Job title: ML Engineer, Speech Data
Job type: Permanent
Emp type: Full-time
Industry: Generative AI
Functional Expertise: ASR/Speech Rec Audio Gen-Speech/TTS Voice Conversion/Dubbing
Salary type: Annual
Salary: negotiable
Location: Remote
Job published: 27/03/2026
Job ID: 34412

Job Description

Ready to own the data pipeline powering the voice of the next generation of AI characters?

You'll be joining a well-funded startup building AI character technology, where speech is a core part of the product experience.

Think super natural conversations, handling interruptions, personality shifts and more!

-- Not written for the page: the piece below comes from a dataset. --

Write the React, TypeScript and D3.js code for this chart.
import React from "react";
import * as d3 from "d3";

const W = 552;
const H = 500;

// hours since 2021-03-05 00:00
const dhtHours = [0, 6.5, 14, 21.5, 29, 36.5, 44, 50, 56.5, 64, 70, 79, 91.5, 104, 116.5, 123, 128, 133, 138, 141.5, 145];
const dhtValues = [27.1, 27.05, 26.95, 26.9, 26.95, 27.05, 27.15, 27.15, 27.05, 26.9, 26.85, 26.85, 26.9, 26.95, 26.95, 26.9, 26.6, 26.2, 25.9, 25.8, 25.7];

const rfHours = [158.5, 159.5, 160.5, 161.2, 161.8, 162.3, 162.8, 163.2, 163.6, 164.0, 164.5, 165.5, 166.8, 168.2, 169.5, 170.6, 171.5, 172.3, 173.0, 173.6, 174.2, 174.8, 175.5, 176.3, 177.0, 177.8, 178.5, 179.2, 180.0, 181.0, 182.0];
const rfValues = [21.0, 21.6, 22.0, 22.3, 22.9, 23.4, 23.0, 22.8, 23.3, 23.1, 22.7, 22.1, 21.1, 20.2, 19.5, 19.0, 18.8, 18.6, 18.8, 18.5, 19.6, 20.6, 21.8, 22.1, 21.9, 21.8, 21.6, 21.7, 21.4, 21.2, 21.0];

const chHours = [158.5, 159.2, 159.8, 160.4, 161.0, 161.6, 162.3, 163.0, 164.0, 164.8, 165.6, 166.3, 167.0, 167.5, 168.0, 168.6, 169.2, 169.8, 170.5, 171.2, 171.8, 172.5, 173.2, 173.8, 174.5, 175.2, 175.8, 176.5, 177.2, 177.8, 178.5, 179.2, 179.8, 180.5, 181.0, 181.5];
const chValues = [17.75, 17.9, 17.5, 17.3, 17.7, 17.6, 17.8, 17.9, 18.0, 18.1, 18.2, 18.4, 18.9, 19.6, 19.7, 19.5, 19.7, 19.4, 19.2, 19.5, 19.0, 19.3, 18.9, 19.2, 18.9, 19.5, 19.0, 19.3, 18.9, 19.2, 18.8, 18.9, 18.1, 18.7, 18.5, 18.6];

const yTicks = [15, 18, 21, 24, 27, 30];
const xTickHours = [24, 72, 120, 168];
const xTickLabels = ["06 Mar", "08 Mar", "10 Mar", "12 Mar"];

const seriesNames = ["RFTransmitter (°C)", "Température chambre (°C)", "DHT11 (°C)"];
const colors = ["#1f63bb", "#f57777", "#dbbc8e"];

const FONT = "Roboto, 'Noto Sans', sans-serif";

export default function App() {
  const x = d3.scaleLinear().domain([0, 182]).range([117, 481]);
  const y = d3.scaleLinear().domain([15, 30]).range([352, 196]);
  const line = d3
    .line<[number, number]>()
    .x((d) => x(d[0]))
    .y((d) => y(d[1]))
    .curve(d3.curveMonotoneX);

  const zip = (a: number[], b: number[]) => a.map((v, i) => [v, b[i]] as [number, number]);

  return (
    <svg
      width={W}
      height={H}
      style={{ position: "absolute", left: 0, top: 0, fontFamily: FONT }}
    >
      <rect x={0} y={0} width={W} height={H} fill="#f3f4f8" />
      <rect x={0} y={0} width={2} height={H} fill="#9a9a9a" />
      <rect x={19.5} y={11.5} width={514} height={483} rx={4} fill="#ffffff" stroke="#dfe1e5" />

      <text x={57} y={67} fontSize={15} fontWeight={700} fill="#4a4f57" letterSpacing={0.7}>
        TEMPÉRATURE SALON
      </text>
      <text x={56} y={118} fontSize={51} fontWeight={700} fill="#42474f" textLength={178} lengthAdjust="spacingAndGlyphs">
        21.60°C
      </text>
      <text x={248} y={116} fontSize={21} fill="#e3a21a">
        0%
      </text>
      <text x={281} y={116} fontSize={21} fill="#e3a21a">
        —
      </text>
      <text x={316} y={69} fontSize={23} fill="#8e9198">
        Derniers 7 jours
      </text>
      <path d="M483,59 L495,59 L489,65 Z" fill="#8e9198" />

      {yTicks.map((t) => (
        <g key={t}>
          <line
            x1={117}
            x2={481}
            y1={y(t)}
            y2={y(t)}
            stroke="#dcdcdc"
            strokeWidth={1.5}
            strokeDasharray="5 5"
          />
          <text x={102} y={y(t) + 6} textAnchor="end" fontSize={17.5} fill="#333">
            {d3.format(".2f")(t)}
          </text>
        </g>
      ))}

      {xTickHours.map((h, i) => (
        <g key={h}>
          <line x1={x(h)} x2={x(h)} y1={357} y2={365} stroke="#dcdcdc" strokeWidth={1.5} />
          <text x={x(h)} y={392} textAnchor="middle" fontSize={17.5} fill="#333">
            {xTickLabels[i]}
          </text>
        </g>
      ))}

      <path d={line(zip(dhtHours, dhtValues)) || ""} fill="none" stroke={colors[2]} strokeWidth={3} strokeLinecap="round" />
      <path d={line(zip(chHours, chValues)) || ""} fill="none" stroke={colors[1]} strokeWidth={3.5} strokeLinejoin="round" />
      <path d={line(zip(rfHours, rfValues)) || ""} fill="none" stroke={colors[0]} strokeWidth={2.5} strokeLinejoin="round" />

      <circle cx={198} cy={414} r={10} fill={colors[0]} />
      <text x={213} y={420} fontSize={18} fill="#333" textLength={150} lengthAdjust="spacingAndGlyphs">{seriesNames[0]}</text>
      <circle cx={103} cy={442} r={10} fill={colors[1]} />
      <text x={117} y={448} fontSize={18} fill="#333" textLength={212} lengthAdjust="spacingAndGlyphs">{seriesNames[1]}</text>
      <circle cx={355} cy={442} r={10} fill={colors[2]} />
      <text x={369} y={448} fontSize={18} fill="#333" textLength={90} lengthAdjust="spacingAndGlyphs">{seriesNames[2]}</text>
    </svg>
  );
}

You'll own the datasets that power their speech systems — from raw, messy audio through to clean, versioned training corpora that directly drive TTS and ASR model performance.

Your focus

  • Own the full data lifecycle — defining specs, auditing and curating large-scale audio and text corpora
  • Build automated quality metrics and dashboards across SNR, VAD, WER, speaker verification and safety, validated against listening tests
  • Train and deploy lightweight classifiers for noise detection, diarisation, language ID, and content moderation

What you'll bring

  • Deep experience working with speech and audio data at scale — 1M+ hours
  • Strong ML engineering skills in Python and PyTorch, including training and fine-tuning models like Whisper or Wav2Vec
  • Practical knowledge of audio processing — torchaudio, librosa, spectrograms, DSP basics
  • A solid understanding of audio quality metrics — MOS, WER, PESQ/STOI, SNR, speaker verification

Nice to have

  • Experience with Spark/Beam, Airflow, SQL or similar data engineering tools
  • Open-source contributions or publications in speech or audio ML
  • Background in denoising and enhancement, and how it affects downstream model quality

Remote, with a preference for European or overlapping timezones. Competitive compensation and equity.